Everything about Self/Less is underwhelming and unimaginative. From its formulaic plot, stock characters to even its lame title (it’s a Dad-tier level pun). It well overstays its welcome with its too-long runtime – you can nod off twice during and it’ll still be going when you wake up. Director Tarsem Singh is no stranger to mind-bending subject matters having helmed the criminally underrated psychological thriller The Cell, but instead of taking a wild, stylish approach he opts for the most lacklustre route possible. To call Self/Less a thriller would do a disservice to the genre, as it implies it’s actually thrilling in the first place. Singh’s usual directorial flair and stunning visuals are nowhere to be seen here.
The film’s biggest flaw is that its lead character lacks any likeability. It’s hard to empathise with the dying Hale – after all, he’s a billionaire businessman, so to say he’s been living a hard life would be an underestimation. And it’s even harder to connect with him once he undergoes the procedure, as the young Hale spends all of his time partying hard and having sex. Admittedly, that lack of empathy is supposed to be part of the character’s evolution, as he stops being selfish and learns to become selfless (do you get the hilarious pun title now?). By the time Hale actually learns this lesson and decides to stop being a garbage person, it’s a matter of too little, too late for the audience.

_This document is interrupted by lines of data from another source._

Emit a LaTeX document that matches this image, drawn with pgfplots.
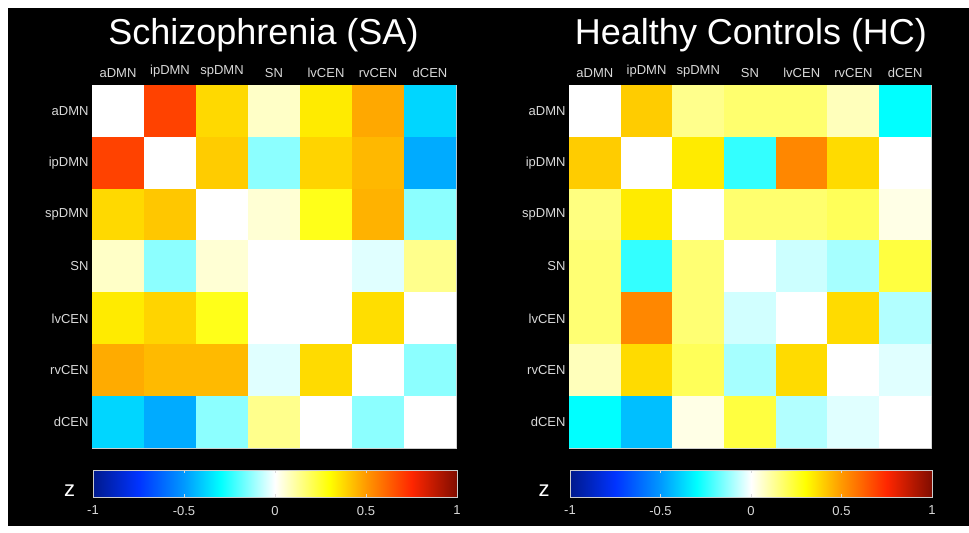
\documentclass[border=0pt]{standalone}
\usepackage{pgfplots}
\usepackage{pgfplotstable}
\pgfplotsset{compat=1.18}
\usepackage{fontspec}
\setmainfont{Liberation Sans}

\pgfplotstableread{
x y z
0 0 0
1 0 0.69
2 0 0.375
3 0 0.066
4 0 0.34
5 0 0.47
6 0 -0.38
0 1 0.69
1 1 0
2 1 0.40
3 1 -0.135
4 1 0.385
5 1 0.44
6 1 -0.465
0 2 0.375
1 2 0.41
2 2 0
3 2 0.05
4 2 0.27
5 2 0.45
6 2 -0.135
0 3 0.066
1 3 -0.135
2 3 0.05
3 3 0
4 3 0
5 3 -0.036
6 3 0.135
0 4 0.34
1 4 0.385
2 4 0.27
3 4 0
4 4 0
5 4 0.365
6 4 0
0 5 0.465
1 5 0.435
2 5 0.435
3 5 -0.036
4 5 0.37
5 5 0
6 5 -0.135
0 6 -0.38
1 6 -0.465
2 6 -0.135
3 6 0.135
4 6 0
5 6 -0.135
6 6 0
}\SAtable

\pgfplotstableread{
x y z
0 0 0
1 0 0.40
2 0 0.135
3 0 0.17
4 0 0.17
5 0 0.08
6 0 -0.30
0 1 0.40
1 1 0
2 1 0.34
3 1 -0.24
4 1 0.54
5 1 0.37
6 1 0
0 2 0.15
1 2 0.34
2 2 0
3 2 0.17
4 2 0.17
5 2 0.195
6 2 0.03
0 3 0.165
1 3 -0.24
2 3 0.165
3 3 0
4 3 -0.06
5 3 -0.105
6 3 0.225
0 4 0.165
1 4 0.54
2 4 0.165
3 4 -0.054
4 4 0
5 4 0.37
6 4 -0.09
0 5 0.08
1 5 0.37
2 5 0.195
3 5 -0.105
4 5 0.37
5 5 0
6 5 -0.036
0 6 -0.30
1 6 -0.425
2 6 0.03
3 6 0.225
4 6 -0.09
5 6 -0.036
6 6 0
}\HCtable

\definecolor{lightgr}{gray}{0.85}
\definecolor{edgegr}{gray}{0.8}

\pgfplotsset{
  colormap={szmap}{rgb(0pt)=(0,0.1,0.55) rgb(25pt)=(0,0.2,1) rgb(50pt)=(0,0.6,1) rgb(70pt)=(0,1,1) rgb(100pt)=(1,1,1) rgb(130pt)=(1,1,0) rgb(150pt)=(1,0.6,0) rgb(175pt)=(1,0.15,0) rgb(200pt)=(0.5,0.05,0)},
  heat/.style 2 args={
    at={#1}, anchor=south west, scale only axis,
    width=#2, height=363bp,
    xmin=-0.5, xmax=6.5, ymin=-0.5, ymax=6.5, y dir=reverse,
    xtick={0,...,6}, ytick={0,...,6},
    xticklabels={aDMN,ipDMN,spDMN,SN,lvCEN,rvCEN,dCEN},
    yticklabels={aDMN,ipDMN,spDMN,SN,lvCEN,rvCEN,dCEN},
    xtick pos=both, xticklabel pos=upper,
    ytick pos=both, yticklabel pos=left,
    tick align=inside, major tick length=3.5bp,
    tick style={draw=white!85!black, line width=0.6bp},
    axis line style={draw=edgegr, line width=0.9bp},
    ticklabel style={font=\fontsize{13bp}{15bp}\selectfont, text=lightgr},
    xticklabel style={yshift=4bp},
    colormap name=szmap, point meta min=-1, point meta max=1,
    colorbar horizontal,
    colorbar/width=27bp,
    colorbar style={
      y dir=normal,
      at={(parent axis.south west)}, anchor=north west,
      xshift=1bp, yshift=-14bp,
      scale only axis, width=#2,
      xtick={-1,-0.5,0,0.5,1}, xticklabels={-1,-0.5,0,0.5,1},
      xtick pos=both, xticklabel pos=lower,
      tick align=inside, major tick length=3bp,
      tick style={draw=white!85!black, line width=0.6bp},
      axis line style={draw=edgegr, line width=0.9bp},
      ticklabel style={font=\fontsize{13bp}{15bp}\selectfont, text=lightgr},
      xticklabel style={yshift=-5bp},
    },
  },
}

\begin{document}
\begin{tikzpicture}[x=1bp, y=1bp]
\fill[white] (0,0) rectangle (969,533);
\fill[black] (8,7) rectangle (969,525);

\begin{axis}[heat={(92bp,85bp)}{364bp}]
\addplot[matrix plot*, mesh/cols=7, point meta=explicit] table[x=x, y=y, meta=z] {\SAtable};
\end{axis}

\begin{axis}[heat={(569bp,85bp)}{362bp}]
\addplot[matrix plot*, mesh/cols=7, point meta=explicit] table[x=x, y=y, meta=z] {\HCtable};
\end{axis}

\node[anchor=base, text=white, font=\fontsize{36bp}{40bp}\selectfont] at (263.5,488) {Schizophrenia (SA)};
\node[anchor=base, text=white, font=\fontsize{36bp}{40bp}\selectfont] at (751,488) {Healthy Controls (HC)};
\node[anchor=base, text=white, font=\fontsize{22bp}{24bp}\selectfont, inner sep=0pt] at (69.5,36) {z};
\node[anchor=base, text=white, font=\fontsize{22bp}{24bp}\selectfont, inner sep=0pt] at (544,36) {z};
\end{tikzpicture}
\end{document}
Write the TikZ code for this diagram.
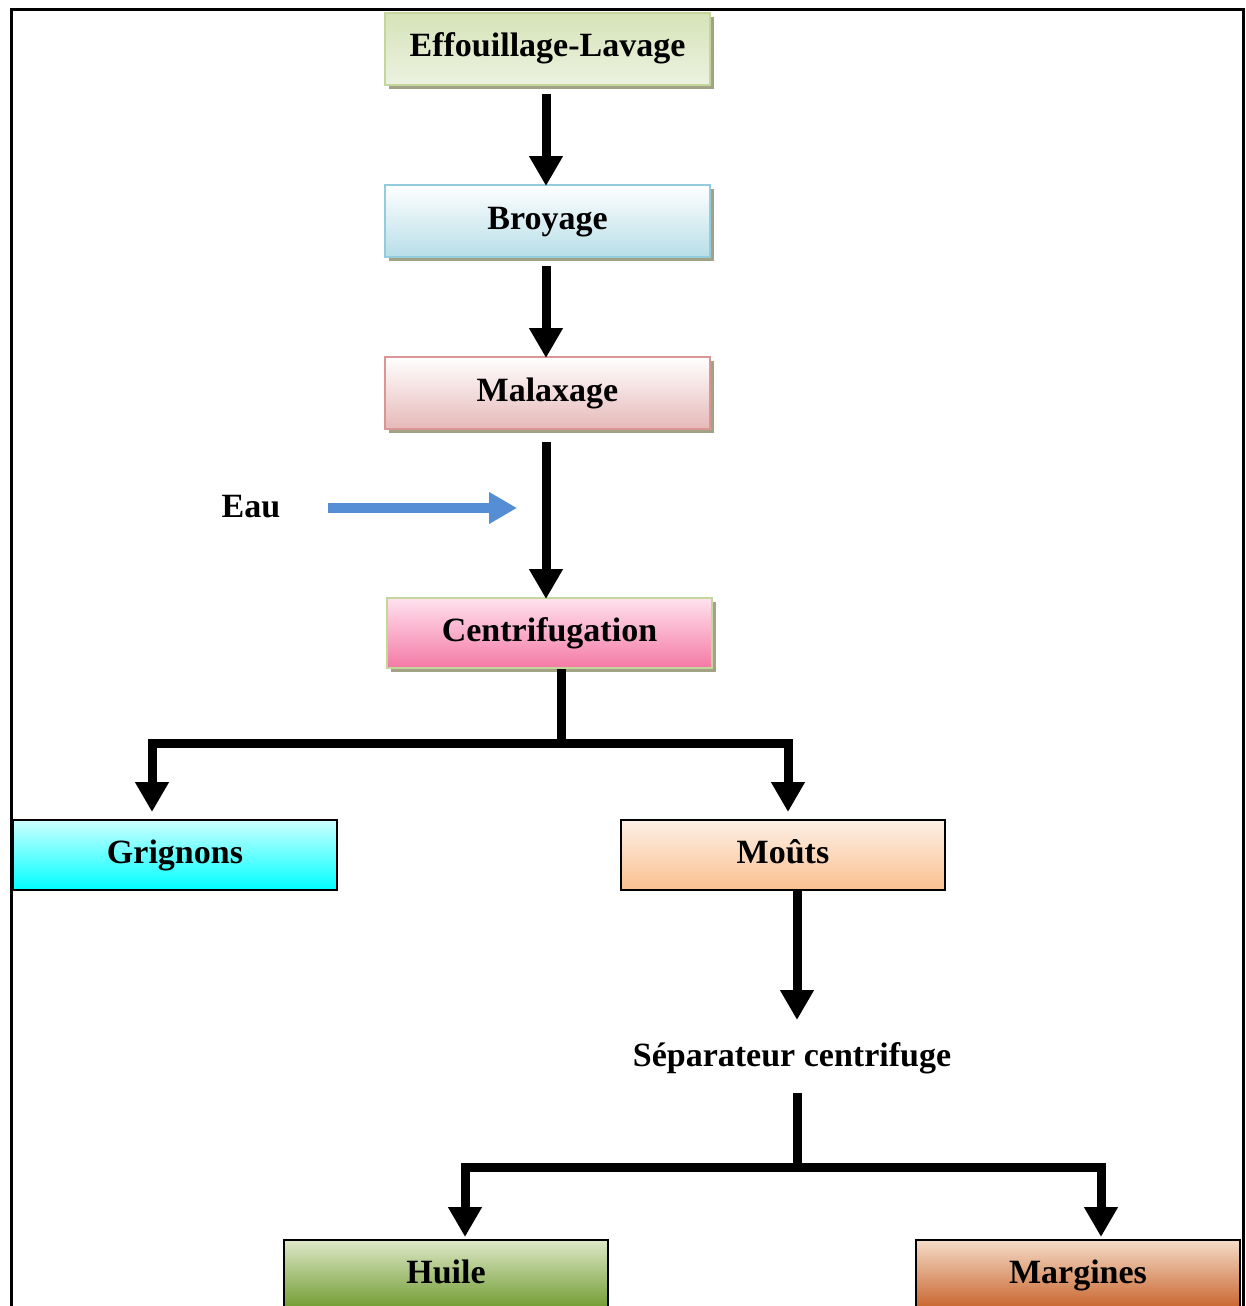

Self/Less is a direly boring film. What could have been an interesting take on the ethics and price of immortality unfortunately devolves into a stock-standard action film that drags on and on. It lacks any form of memorability, from both the director and the cast. It’s an inanely predictable sci-fi film, whose twist and conclusion are so obvious from the get-go that it invalidates watching the movie in the first place. In the hands of a more capable director and a smarter script, Self/Less could have been something better. Instead, it’s a memory that’ll quickly fade to the back your mind before you forget about it completely.